╭─ Supplied data

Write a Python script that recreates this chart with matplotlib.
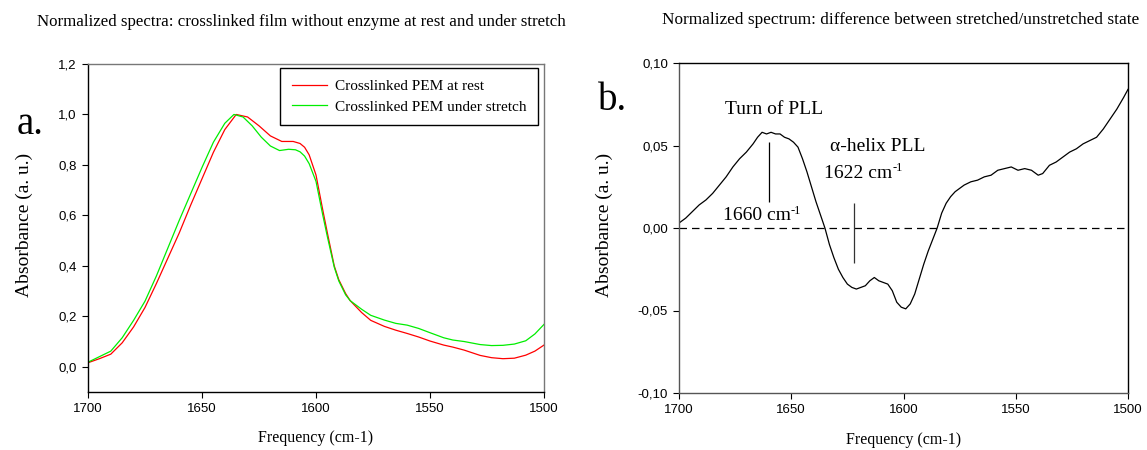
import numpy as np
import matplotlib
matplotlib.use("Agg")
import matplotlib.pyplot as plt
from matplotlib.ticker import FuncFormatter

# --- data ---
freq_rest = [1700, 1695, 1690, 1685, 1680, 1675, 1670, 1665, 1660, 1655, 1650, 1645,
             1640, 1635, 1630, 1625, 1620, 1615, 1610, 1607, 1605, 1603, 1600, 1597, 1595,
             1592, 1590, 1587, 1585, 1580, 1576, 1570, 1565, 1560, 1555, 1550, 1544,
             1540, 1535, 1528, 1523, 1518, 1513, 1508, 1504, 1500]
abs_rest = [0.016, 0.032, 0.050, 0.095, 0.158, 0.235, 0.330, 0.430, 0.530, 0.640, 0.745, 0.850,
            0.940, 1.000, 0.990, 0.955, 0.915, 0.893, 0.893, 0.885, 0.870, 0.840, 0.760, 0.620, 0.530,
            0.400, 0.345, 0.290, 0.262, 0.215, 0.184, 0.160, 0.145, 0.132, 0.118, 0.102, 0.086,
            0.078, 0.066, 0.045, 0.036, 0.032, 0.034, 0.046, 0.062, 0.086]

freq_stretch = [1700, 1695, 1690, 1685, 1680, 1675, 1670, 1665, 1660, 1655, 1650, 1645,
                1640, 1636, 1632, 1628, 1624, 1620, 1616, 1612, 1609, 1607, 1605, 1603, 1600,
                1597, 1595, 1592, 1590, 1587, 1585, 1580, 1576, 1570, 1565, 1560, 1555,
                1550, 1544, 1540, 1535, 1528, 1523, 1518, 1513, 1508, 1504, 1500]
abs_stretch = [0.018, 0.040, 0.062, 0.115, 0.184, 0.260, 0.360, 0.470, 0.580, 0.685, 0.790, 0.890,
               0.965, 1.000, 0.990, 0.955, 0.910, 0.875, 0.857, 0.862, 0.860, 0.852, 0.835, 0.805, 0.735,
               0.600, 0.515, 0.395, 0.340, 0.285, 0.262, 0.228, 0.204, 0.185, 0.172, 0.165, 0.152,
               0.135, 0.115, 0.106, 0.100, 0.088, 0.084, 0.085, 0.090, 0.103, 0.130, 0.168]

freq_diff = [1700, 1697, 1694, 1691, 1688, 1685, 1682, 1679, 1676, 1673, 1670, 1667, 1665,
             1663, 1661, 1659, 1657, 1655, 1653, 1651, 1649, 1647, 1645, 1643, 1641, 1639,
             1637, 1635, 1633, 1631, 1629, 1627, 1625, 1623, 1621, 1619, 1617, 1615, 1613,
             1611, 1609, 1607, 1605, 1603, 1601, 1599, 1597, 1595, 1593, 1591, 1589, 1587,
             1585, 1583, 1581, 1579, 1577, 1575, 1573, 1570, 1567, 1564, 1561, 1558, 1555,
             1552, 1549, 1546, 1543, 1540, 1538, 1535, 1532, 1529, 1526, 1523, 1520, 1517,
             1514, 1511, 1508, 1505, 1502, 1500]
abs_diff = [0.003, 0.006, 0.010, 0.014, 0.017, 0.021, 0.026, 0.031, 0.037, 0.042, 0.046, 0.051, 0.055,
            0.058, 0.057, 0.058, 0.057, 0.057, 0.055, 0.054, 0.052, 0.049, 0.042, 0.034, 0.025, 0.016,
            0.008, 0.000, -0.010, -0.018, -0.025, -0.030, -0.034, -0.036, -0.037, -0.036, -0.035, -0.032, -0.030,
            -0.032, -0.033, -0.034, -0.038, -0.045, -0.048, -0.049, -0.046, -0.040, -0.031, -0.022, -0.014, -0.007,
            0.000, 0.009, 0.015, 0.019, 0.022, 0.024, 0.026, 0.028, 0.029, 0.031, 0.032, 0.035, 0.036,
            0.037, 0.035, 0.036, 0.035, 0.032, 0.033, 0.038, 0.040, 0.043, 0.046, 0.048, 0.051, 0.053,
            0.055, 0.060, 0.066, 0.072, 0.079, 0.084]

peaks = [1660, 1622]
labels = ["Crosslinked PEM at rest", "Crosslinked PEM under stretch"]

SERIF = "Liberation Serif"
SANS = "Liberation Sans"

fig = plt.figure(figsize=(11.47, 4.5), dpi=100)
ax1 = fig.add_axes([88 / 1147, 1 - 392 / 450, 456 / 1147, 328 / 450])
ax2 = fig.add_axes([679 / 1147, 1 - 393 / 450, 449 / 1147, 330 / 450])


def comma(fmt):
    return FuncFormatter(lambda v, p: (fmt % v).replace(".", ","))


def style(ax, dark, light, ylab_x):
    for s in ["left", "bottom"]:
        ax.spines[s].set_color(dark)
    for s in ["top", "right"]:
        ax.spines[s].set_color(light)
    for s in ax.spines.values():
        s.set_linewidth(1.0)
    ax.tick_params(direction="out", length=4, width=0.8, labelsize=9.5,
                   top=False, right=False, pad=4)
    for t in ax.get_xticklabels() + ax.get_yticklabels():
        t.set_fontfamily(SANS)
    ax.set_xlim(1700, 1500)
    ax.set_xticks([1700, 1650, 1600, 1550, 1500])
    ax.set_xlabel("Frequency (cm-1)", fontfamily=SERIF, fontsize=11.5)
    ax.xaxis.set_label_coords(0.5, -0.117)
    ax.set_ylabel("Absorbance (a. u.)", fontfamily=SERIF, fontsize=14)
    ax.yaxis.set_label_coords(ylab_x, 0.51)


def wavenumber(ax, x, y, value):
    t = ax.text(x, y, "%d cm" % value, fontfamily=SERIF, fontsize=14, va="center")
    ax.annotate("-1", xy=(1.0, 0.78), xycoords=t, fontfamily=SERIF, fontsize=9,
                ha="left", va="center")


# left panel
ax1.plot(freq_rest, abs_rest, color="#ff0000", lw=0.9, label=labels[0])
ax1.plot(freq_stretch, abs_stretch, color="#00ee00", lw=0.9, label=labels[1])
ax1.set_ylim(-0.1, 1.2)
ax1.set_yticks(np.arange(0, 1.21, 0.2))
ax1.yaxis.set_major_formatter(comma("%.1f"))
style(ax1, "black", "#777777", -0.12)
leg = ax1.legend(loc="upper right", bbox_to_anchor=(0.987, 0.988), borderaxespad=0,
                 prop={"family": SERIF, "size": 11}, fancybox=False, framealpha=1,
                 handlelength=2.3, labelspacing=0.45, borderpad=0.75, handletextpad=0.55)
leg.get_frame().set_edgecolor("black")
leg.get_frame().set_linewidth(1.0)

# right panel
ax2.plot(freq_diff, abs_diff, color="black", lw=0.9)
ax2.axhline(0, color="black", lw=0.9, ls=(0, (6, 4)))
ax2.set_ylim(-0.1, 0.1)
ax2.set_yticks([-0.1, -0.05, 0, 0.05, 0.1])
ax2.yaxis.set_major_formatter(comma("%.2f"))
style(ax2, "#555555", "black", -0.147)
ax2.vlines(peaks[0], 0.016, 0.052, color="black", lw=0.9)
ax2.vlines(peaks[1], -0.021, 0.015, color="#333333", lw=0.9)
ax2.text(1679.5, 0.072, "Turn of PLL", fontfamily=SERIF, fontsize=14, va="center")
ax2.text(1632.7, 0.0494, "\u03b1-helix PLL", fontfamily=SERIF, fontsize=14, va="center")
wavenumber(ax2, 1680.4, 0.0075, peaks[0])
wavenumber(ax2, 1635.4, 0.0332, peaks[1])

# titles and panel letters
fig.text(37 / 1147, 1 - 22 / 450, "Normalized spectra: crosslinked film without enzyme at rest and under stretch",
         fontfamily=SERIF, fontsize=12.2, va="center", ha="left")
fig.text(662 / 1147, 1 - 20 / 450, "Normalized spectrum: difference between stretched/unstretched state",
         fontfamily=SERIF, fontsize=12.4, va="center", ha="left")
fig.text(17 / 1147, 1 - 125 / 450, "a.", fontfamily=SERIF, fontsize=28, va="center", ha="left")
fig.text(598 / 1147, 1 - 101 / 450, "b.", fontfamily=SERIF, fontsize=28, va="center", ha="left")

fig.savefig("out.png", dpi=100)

╰─
╭─ Supplied data

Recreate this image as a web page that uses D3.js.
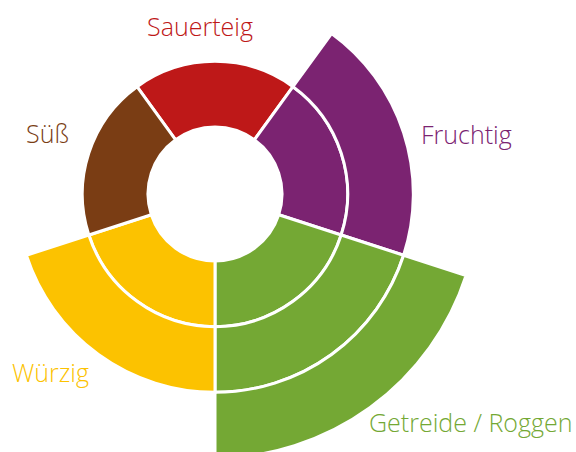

╰─

**Exercise:**
Using the data above, extract exactly the lines from the one containing "Write a Python" through the one containing "from matplotlib.ticker import FuncFormatter". Pictures are left out.

**Reply:**
Write a Python script that recreates this chart with matplotlib.
import numpy as np
import matplotlib
matplotlib.use("Agg")
import matplotlib.pyplot as plt
from matplotlib.ticker import FuncFormatter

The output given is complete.